A outra metade tinha favorita diferente. Uma que contava com as preferências de ninguém menos que Getúlio Vargas, presidente da República, que assistia a todas as revistas do Recreio e tinha pendor especial por Virgínia Lane (foto ao lado), a quem deu o apelido que ela adotou para sempre: a Vedete do Brasil. Procedente dos cassinos, tarimbadíssima no “número de platéia”, a pequenina Virgínia tinha tal presença em cena que parecia crescer a quase um metro e oitenta e ombrear-se com as espigadas coristas que Walter Pinto importava do outro lado do mundo, mas que acabavam por servir apenas de moldura à baixinha, dentucinha, mas talentosíssima estrela do Recreio, de mais ou menos 20 anos.

Já não havia definitivamente espaço para o samba, no teatro de revista. Quando um ou outro aparecia, era simples repetição de sucesso já ditado pelo rádio ou alguma paródia política que usava a música de um deles em voga, para criticar alguma coisa ou alguém. Nunca mais um samba inédito foi lançado em um palco do teatro de revista, que agora se refestelava na grandeza e no luxo das bem-cuidadas cenografias, dos guarda-roupas deslumbrantes e na sensualidade de mulheres belíssimas, das quais a arte de cantar era o que menos se exigia.

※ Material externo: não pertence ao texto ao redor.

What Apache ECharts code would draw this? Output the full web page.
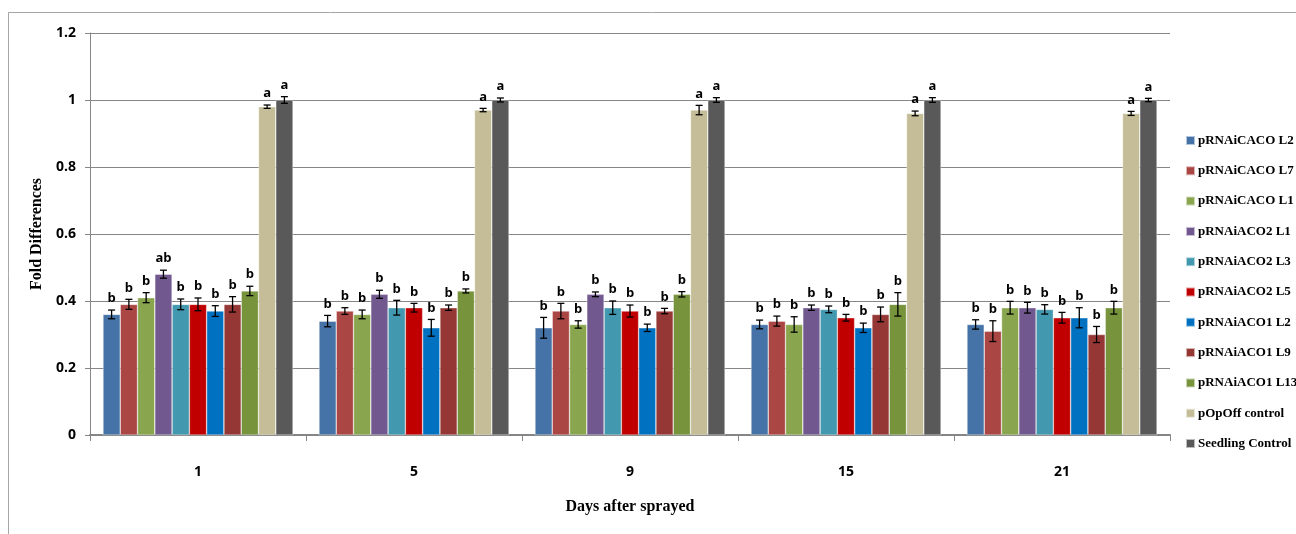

Enquanto a concorrência à revista se limitou aos shows das luxuosas boates cariocas, da ainda capital da República, confinando-se aos pequenos palcos do Golden Room do Copacabana Palace Hotel, das boates Casablanca, Night and Day, Montecarlo, Fred’s e congêneres, Walter Pinto reinou absoluto na praça Tiradentes, de onde saía para incursões por São Paulo, Belo Horizonte ou Porto Alegre, deixando espaço, por pouco tempo, para companhias menores.

Mas, quando a censura política amordaçou os comediantes do teatro de revista, abrindo as portas para a pornografia explícita, e a televisão roubou-lhe os elencos, pagando melhor, ele, praticamente, encerrou as atividades e com elas um período marcante, que, a partir daí, foi só decadência.